Order, Supreme Court, New York County (Nancy M. Bannon, J.), entered July 27, 2020, which denied defendants’ motion for summary judgment, unanimously modified, on the law, to grant defendants’ motion to dismiss plaintiff's claim for punitive damages, and otherwise affirmed, without costs.
Plaintiff Feiner & Lavy, P.C., is a law firm that specializes in immigration law. Defendant Gadi Zohar, Esq. was a former associate attorney with plaintiff, and defendant Jihan Asli was its office manager for several years before joining Zohar's law firm, Zohar Law PLLC. Plaintiff alleges that defendants breached the terms of their employment agreements. According to plaintiff, Zohar entered into an employment agreement with plaintiff that included a requirement to maintain as confidential customer lists or other customer information, a noncompetition agreement, and a nonsolicitation agreement. According to plaintiff, the employment agreement prohibited Zohar from engaging in any business that conducts the same or similar business as plaintiff for a period of 36 months, within 90 miles of New York City or in the Israeli community. The agreement also purported to prohibit Zohar from directly or indirectly soliciting any business from customers or clients of plaintiff for a period of 36 months within 90 miles of New York City or in the Israeli community; or advertise on Israeli/Hebrew websites, TV or newspaper ads.
Plaintiff alleges that Asli entered into a confidentiality agreement wherein she agreed to maintain the confidentiality of customer or client information. Plaintiff alleges that Zohar breached the terms of his employment agreement by directly and indirectly engaging in the practice of immigration law in New York City and soliciting plaintiff's clients. As to defendant Asli, plaintiff alleges that she breached the terms of the confidentiality agreement by divulging confidential information pertaining to plaintiff's clients. Plaintiff contends that it is entitled to recover damages for defendants’ alleged solicitation of its clients.
Defendants moved for summary judgment to dismiss the complaint, arguing that the employment agreement was null and void under Rule 5.6(a)(1) of the New York Rules of Professional Conduct, as it barred Zohar from representing clients and performing legal work within 90 miles of New York City. They argued that the noncompete clause should not be saved by partial severance to bring it into compliance with Rule 5.6(a)(1) because it was so overly broad that it constituted anticompetitive conduct and demonstrated plaintiff's lack of good faith in protecting its business interest. In addition, they argued that Zohar did not solicit plaintiff's clients, but its clients sought out Zohar after they were informed that he was no longer with plaintiff's law firm.
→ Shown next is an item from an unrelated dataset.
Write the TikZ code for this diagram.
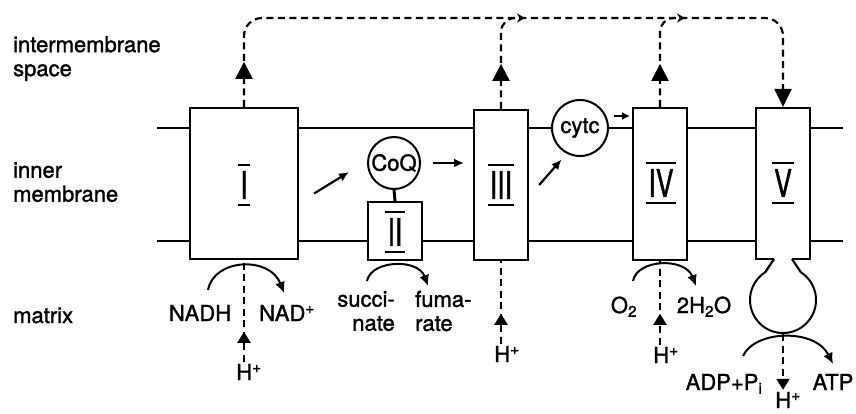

Supreme Court denied defendants’ motion, finding issues of fact as to the enforceability of the employment agreements and whether or to what extent defendants solicited plaintiff's clients. In addition, the court found that the parties’ submissions presented issues of credibility for a jury to determine.
We find that Supreme Court properly denied defendants’ motion for summary judgment in that there remain issues of fact as to whether the non-solicitation clause is enforceable, and whether defendants solicited plaintiff's clients or disclosed confidential client information in violation of their respective agreements with plaintiff.
Rule 5.6(a)(1) of the Rules of Professional Conduct (22 NYCRR 1200.0) bars lawyers from “participat[ing] in offering or making a partnership, shareholder, operating, employment, or other similar type of agreement that restricts the right of a lawyer to practice after termination of the relationship,” except under limited circumstances that are not relevant to this appeal. To the extent the noncompete provision in the employment agreement that Zohar executed with plaintiff seeks to prevent him from “conducting business activities that are the same or similar to those of [plaintiff]” within 90 miles of New York City or in the Israeli community, it is void and unenforceable (see Cohen v. Lord, Day & Lord, 75 N.Y.2d 95, 551 N.Y.S.2d 157, 550 N.E.2d 410 [1989]; see also Denburg v. Parker Chapin Flattau & Klimpl, 82 N.Y.2d 375, 381, 604 N.Y.S.2d 900, 624 N.E.2d 995 [1993]).
However, the noncompete clause here may be enforceable to the extent that it prohibits Zohar from soliciting plaintiff's clients (see Graubard Mollen Dannett & Horowitz v. Moskovitz, 86 N.Y.2d 112, 119–120, 629 N.Y.S.2d 1009, 653 N.E.2d 1179 [1995]; see e.g. Feldman v. Minars, 230 A.D.2d 356, 658 N.Y.S.2d 614 [1st Dept. 1997]).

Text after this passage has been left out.